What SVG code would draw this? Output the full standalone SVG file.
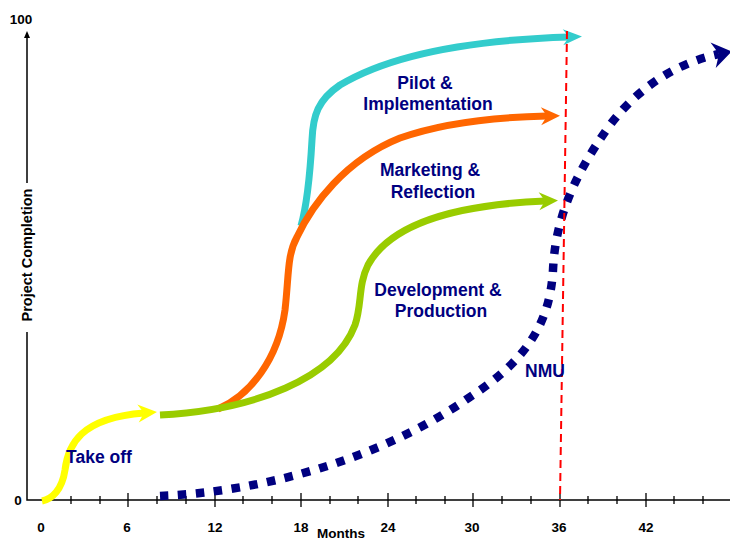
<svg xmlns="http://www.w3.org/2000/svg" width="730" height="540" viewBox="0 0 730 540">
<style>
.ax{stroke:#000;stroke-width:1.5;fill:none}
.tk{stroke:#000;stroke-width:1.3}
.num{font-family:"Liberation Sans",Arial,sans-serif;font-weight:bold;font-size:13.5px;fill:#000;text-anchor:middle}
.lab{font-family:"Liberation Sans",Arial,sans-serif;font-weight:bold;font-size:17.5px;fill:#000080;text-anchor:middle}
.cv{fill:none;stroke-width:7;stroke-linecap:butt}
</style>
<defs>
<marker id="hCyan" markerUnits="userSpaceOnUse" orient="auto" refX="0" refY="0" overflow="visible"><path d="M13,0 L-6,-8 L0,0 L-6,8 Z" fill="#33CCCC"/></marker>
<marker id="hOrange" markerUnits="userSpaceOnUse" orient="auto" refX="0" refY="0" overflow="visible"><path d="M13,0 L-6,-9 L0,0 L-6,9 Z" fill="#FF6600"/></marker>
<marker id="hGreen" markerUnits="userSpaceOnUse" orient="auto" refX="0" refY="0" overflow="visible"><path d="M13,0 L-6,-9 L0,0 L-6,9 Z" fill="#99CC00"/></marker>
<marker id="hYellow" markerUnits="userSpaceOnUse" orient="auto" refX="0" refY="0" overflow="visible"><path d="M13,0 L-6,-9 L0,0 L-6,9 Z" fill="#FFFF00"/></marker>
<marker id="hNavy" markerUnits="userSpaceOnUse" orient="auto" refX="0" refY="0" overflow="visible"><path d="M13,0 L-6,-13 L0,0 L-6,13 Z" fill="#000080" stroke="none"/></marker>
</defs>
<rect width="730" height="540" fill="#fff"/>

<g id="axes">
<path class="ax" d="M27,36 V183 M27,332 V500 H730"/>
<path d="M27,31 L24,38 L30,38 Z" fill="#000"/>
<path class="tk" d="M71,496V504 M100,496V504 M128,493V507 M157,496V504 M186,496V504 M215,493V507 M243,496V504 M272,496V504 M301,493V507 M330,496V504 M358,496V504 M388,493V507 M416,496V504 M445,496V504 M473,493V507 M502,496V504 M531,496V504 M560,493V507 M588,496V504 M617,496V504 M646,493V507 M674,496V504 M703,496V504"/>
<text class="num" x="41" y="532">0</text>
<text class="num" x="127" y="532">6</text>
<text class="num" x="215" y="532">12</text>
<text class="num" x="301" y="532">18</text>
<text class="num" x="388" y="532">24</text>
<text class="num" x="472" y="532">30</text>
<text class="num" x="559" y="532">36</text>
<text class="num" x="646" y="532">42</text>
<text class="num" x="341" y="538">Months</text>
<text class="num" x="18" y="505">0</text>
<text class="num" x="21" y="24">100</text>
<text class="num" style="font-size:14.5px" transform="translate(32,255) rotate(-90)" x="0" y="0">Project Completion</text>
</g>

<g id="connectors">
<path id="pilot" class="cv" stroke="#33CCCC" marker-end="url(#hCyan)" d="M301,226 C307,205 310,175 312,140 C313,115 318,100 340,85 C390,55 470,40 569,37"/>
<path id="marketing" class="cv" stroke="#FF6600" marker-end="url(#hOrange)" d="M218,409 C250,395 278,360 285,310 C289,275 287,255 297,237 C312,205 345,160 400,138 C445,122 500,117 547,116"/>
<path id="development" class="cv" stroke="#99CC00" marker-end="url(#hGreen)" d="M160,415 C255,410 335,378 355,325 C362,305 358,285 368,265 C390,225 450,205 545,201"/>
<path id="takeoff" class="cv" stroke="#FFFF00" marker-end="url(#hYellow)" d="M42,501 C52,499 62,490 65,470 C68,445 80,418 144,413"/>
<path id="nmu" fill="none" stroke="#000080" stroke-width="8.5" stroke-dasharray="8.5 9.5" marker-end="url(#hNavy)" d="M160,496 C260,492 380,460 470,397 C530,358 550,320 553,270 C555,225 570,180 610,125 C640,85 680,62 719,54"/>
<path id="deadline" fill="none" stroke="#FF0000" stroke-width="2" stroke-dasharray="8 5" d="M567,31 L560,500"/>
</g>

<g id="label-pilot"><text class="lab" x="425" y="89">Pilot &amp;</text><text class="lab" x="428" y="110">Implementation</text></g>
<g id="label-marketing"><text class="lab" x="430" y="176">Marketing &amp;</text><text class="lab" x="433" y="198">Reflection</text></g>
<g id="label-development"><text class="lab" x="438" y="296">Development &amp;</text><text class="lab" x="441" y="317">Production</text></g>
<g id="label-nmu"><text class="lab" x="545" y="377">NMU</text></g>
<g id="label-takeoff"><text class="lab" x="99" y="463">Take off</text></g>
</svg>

• [Written exercise]: Skip the images and write out the rest of the listing exactly.

• [Solution]:
What SVG code would draw this? Output the full standalone SVG file.
<svg xmlns="http://www.w3.org/2000/svg" width="730" height="540" viewBox="0 0 730 540">
<style>
.ax{stroke:#000;stroke-width:1.5;fill:none}
.tk{stroke:#000;stroke-width:1.3}
.num{font-family:"Liberation Sans",Arial,sans-serif;font-weight:bold;font-size:13.5px;fill:#000;text-anchor:middle}
.lab{font-family:"Liberation Sans",Arial,sans-serif;font-weight:bold;font-size:17.5px;fill:#000080;text-anchor:middle}
.cv{fill:none;stroke-width:7;stroke-linecap:butt}
</style>
<defs>
<marker id="hCyan" markerUnits="userSpaceOnUse" orient="auto" refX="0" refY="0" overflow="visible"><path d="M13,0 L-6,-8 L0,0 L-6,8 Z" fill="#33CCCC"/></marker>
<marker id="hOrange" markerUnits="userSpaceOnUse" orient="auto" refX="0" refY="0" overflow="visible"><path d="M13,0 L-6,-9 L0,0 L-6,9 Z" fill="#FF6600"/></marker>
<marker id="hGreen" markerUnits="userSpaceOnUse" orient="auto" refX="0" refY="0" overflow="visible"><path d="M13,0 L-6,-9 L0,0 L-6,9 Z" fill="#99CC00"/></marker>
<marker id="hYellow" markerUnits="userSpaceOnUse" orient="auto" refX="0" refY="0" overflow="visible"><path d="M13,0 L-6,-9 L0,0 L-6,9 Z" fill="#FFFF00"/></marker>
<marker id="hNavy" markerUnits="userSpaceOnUse" orient="auto" refX="0" refY="0" overflow="visible"><path d="M13,0 L-6,-13 L0,0 L-6,13 Z" fill="#000080" stroke="none"/></marker>
</defs>
<rect width="730" height="540" fill="#fff"/>

<g id="axes">
<path class="ax" d="M27,36 V183 M27,332 V500 H730"/>
<path d="M27,31 L24,38 L30,38 Z" fill="#000"/>
<path class="tk" d="M71,496V504 M100,496V504 M128,493V507 M157,496V504 M186,496V504 M215,493V507 M243,496V504 M272,496V504 M301,493V507 M330,496V504 M358,496V504 M388,493V507 M416,496V504 M445,496V504 M473,493V507 M502,496V504 M531,496V504 M560,493V507 M588,496V504 M617,496V504 M646,493V507 M674,496V504 M703,496V504"/>
<text class="num" x="41" y="532">0</text>
<text class="num" x="127" y="532">6</text>
<text class="num" x="215" y="532">12</text>
<text class="num" x="301" y="532">18</text>
<text class="num" x="388" y="532">24</text>
<text class="num" x="472" y="532">30</text>
<text class="num" x="559" y="532">36</text>
<text class="num" x="646" y="532">42</text>
<text class="num" x="341" y="538">Months</text>
<text class="num" x="18" y="505">0</text>
<text class="num" x="21" y="24">100</text>
<text class="num" style="font-size:14.5px" transform="translate(32,255) rotate(-90)" x="0" y="0">Project Completion</text>
</g>

<g id="connectors">
<path id="pilot" class="cv" stroke="#33CCCC" marker-end="url(#hCyan)" d="M301,226 C307,205 310,175 312,140 C313,115 318,100 340,85 C390,55 470,40 569,37"/>
<path id="marketing" class="cv" stroke="#FF6600" marker-end="url(#hOrange)" d="M218,409 C250,395 278,360 285,310 C289,275 287,255 297,237 C312,205 345,160 400,138 C445,122 500,117 547,116"/>
<path id="development" class="cv" stroke="#99CC00" marker-end="url(#hGreen)" d="M160,415 C255,410 335,378 355,325 C362,305 358,285 368,265 C390,225 450,205 545,201"/>
<path id="takeoff" class="cv" stroke="#FFFF00" marker-end="url(#hYellow)" d="M42,501 C52,499 62,490 65,470 C68,445 80,418 144,413"/>
<path id="nmu" fill="none" stroke="#000080" stroke-width="8.5" stroke-dasharray="8.5 9.5" marker-end="url(#hNavy)" d="M160,496 C260,492 380,460 470,397 C530,358 550,320 553,270 C555,225 570,180 610,125 C640,85 680,62 719,54"/>
<path id="deadline" fill="none" stroke="#FF0000" stroke-width="2" stroke-dasharray="8 5" d="M567,31 L560,500"/>
</g>

<g id="label-pilot"><text class="lab" x="425" y="89">Pilot &amp;</text><text class="lab" x="428" y="110">Implementation</text></g>
<g id="label-marketing"><text class="lab" x="430" y="176">Marketing &amp;</text><text class="lab" x="433" y="198">Reflection</text></g>
<g id="label-development"><text class="lab" x="438" y="296">Development &amp;</text><text class="lab" x="441" y="317">Production</text></g>
<g id="label-nmu"><text class="lab" x="545" y="377">NMU</text></g>
<g id="label-takeoff"><text class="lab" x="99" y="463">Take off</text></g>
</svg>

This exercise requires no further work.